On paper, that spot is Jamie Cumming’s. He has not played a match this season and that is unlikely to change. Nathan Baxter has been doing well on loan, but it may be too soon for him to return and create a real challenge for the starting spot.
So Chelsea will have one of two options on the table. They can go with another youth keeper and keep Caballero as the nominal number two with Arrizabalaga fairly unchallenged. The other option is buy a new keeper who can challenge Arrizabalaga more directly as Caballero is pushed into the third seat.
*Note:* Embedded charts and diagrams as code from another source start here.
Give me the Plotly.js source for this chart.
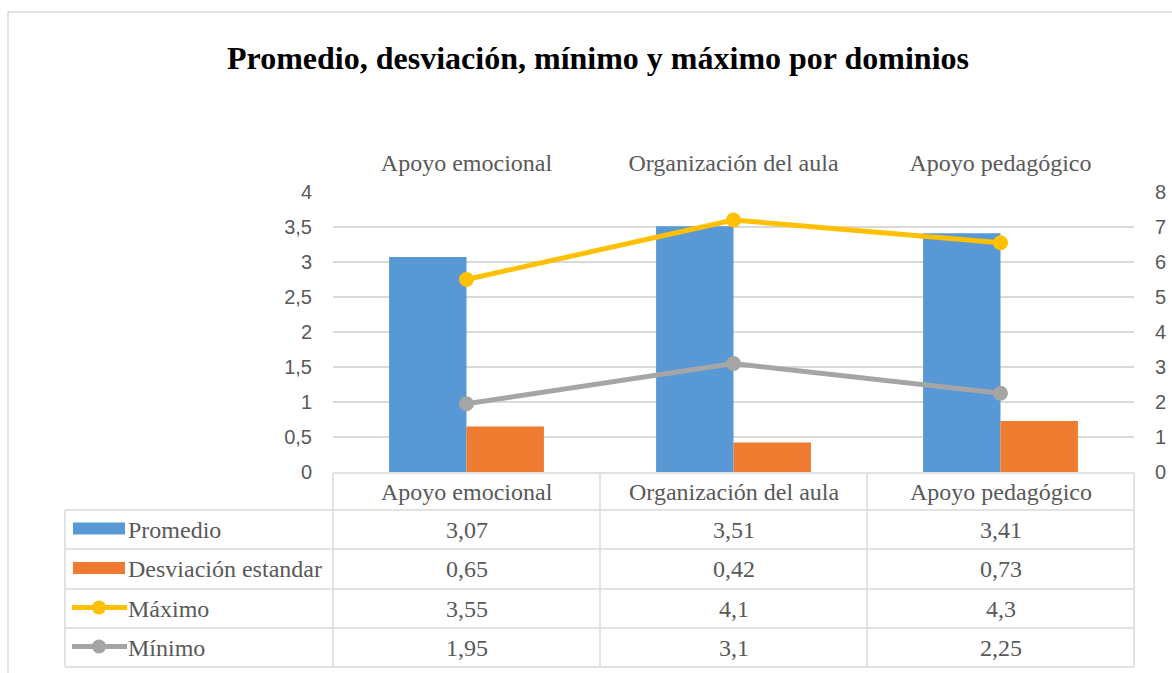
<!DOCTYPE html>
<html>
<head>
<meta charset="utf-8">
<script src="https://cdn.plot.ly/plotly-3.0.1.min.js"></script>
<style>html,body{margin:0;padding:0;background:#fff;}</style>
</head>
<body>
<div id="chart" style="width:1172px;height:673px;"></div>
<script>
const categories = ["Apoyo emocional", "Organización del aula", "Apoyo pedagógico"];
const promedio = [3.07, 3.51, 3.41];
const desviacion = [0.65, 0.42, 0.73];
const maximo = [3.55, 4.1, 4.3];
const minimo = [1.95, 3.1, 2.25];
const seriesNames = ["Promedio", "Desviación estandar", "Máximo", "Mínimo"];

const W = 1172, H = 673;
const L = 333, R = 1134, T = 192, B = 472;
const px = x => (x - L) / (R - L);
const py = y => (B - y) / (B - T);

const blue = "#5898d4", orange = "#ee7b30", yellow = "#ffc000", gray = "#a5a5a5";
const txt = "#595959", grid = "#d9d9d9";
const serif = "Liberation Serif, Times New Roman, serif";
const sans = "Liberation Sans, Arial, sans-serif";

const traces = [
  {type: "bar", name: seriesNames[0], x: categories, y: promedio, marker: {color: blue}, yaxis: "y", hoverinfo: "y"},
  {type: "bar", name: seriesNames[1], x: categories, y: desviacion, marker: {color: orange}, yaxis: "y", hoverinfo: "y"},
  {type: "scatter", name: seriesNames[3], x: categories, y: minimo, yaxis: "y2", stackgroup: "lines", fill: "none",
   mode: "lines+markers", line: {color: gray, width: 5}, marker: {color: gray, size: 15}},
  {type: "scatter", name: seriesNames[2], x: categories, y: maximo, yaxis: "y2", stackgroup: "lines", fill: "none",
   mode: "lines+markers", line: {color: yellow, width: 5}, marker: {color: yellow, size: 15}}
];

const fmt = v => String(v).replace(".", ",");
const rowsData = [promedio, desviacion, maximo, minimo];

// Table geometry (pixels)
const hLines = [510, 549, 589, 628, 667];
const rowCenters = [529.5, 569, 608.5, 647.5];
const colEdges = [333, 600, 867, 1134];

const shapes = [];
const lineStyle = {color: grid, width: 1.5};
// outer frame
shapes.push({type: "rect", xref: "paper", yref: "paper", x0: px(8), x1: px(1190), y0: py(12), y1: py(700), line: {color: grid, width: 1.5}});
// header top line
shapes.push({type: "line", xref: "paper", yref: "paper", x0: px(333), x1: px(1134), y0: py(473), y1: py(473), line: lineStyle});
hLines.forEach(y => shapes.push({type: "line", xref: "paper", yref: "paper", x0: px(65), x1: px(1134), y0: py(y), y1: py(y), line: lineStyle}));
shapes.push({type: "line", xref: "paper", yref: "paper", x0: px(65), x1: px(65), y0: py(510), y1: py(667), line: lineStyle});
colEdges.forEach(x => shapes.push({type: "line", xref: "paper", yref: "paper", x0: px(x), x1: px(x), y0: py(473), y1: py(667), line: lineStyle}));

// legend keys
const keyColors = [blue, orange, yellow, gray];
rowCenters.forEach((cy, i) => {
  if (i < 2) {
    shapes.push({type: "rect", xref: "paper", yref: "paper", x0: px(73), x1: px(125), y0: py(cy - 7), y1: py(cy + 5), fillcolor: keyColors[i], line: {width: 0}});
  } else {
    shapes.push({type: "line", xref: "paper", yref: "paper", x0: px(72), x1: px(127), y0: py(cy - 1), y1: py(cy - 1), line: {color: keyColors[i], width: 5}});
    shapes.push({type: "circle", xref: "paper", yref: "paper", x0: px(92), x1: px(106), y0: py(cy - 8), y1: py(cy + 6), fillcolor: keyColors[i], line: {width: 0}});
  }
});

const annotations = [];
categories.forEach(c => annotations.push({xref: "x", yref: "paper", x: c, y: py(491.5), text: c, showarrow: false,
  xanchor: "center", yanchor: "middle", font: {family: serif, size: 24, color: txt}}));
seriesNames.forEach((n, i) => {
  annotations.push({xref: "paper", yref: "paper", x: px(126), y: py(rowCenters[i]), text: n, showarrow: false,
    xanchor: "left", yanchor: "middle", font: {family: serif, size: 24, color: txt}});
  categories.forEach((c, j) => annotations.push({xref: "x", yref: "paper", x: c, y: py(rowCenters[i]), text: fmt(rowsData[i][j]),
    showarrow: false, xanchor: "center", yanchor: "middle", font: {family: serif, size: 24, color: txt}}));
});

const layout = {
  width: W, height: H,
  margin: {l: L, r: W - R, t: T, b: H - B, pad: 0},
  paper_bgcolor: "#ffffff", plot_bgcolor: "#ffffff",
  separators: ", ",
  showlegend: false,
  barmode: "group", bargap: 0.42, bargroupgap: 0,
  title: {text: "Promedio, desviación, mínimo y máximo por dominios", x: 598 / W, xanchor: "center",
    y: 1 - 58 / H, yanchor: "middle", yref: "container", font: {family: serif, size: 32, color: "#000000", weight: "bold"}},
  xaxis: {type: "category", side: "top", showline: false, showgrid: false, zeroline: false,
    ticks: "outside", ticklen: 10, tickcolor: "rgba(0,0,0,0)",
    tickfont: {family: serif, size: 24, color: txt}},
  yaxis: {range: [0, 4], dtick: 0.5, tick0: 0, showgrid: true, gridcolor: grid, gridwidth: 1.5, zeroline: false, showline: false,
    ticks: "outside", ticklen: 16, tickcolor: "rgba(0,0,0,0)", tickfont: {family: sans, size: 20, color: txt}},
  yaxis2: {range: [0, 8], dtick: 1, tick0: 0, overlaying: "y", side: "right", showgrid: false, zeroline: false, showline: false,
    ticks: "outside", ticklen: 16, tickcolor: "rgba(0,0,0,0)", tickfont: {family: sans, size: 20, color: txt}},
  shapes: shapes,
  annotations: annotations
};

Plotly.newPlot("chart", traces, layout, {displayModeBar: false, staticPlot: true});
</script>
</body>
</html>
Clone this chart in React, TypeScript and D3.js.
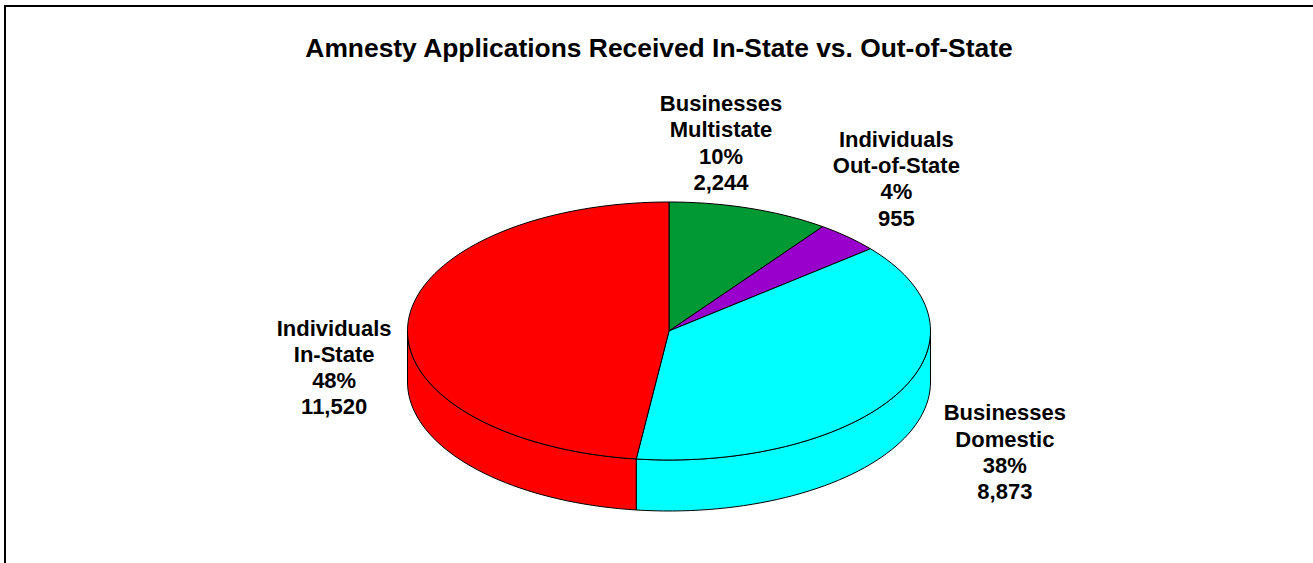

That is where Andre Onana comes in. The Blues already have a good relationship with Ajax and with an allegedly low transfer fee, Onana is a no brainer. He will be very direct competition to Arrizabalaga’s playing time. Many may think Chelsea will avoid any situation like that, but the Blues want to be one of the world’s most elite, top tier clubs again. Those clubs, such as Barcelona and Real Madrid, generally have two keepers who could be starting at any other club in the world. The competition makes them both better.
Caballero’s extension has not changed the situation so much as complicated it. The Blues simply need to decide how highly they rank both Arrizabalaga and Caballero before they decide whether to fill that third seat from the top or the bottom.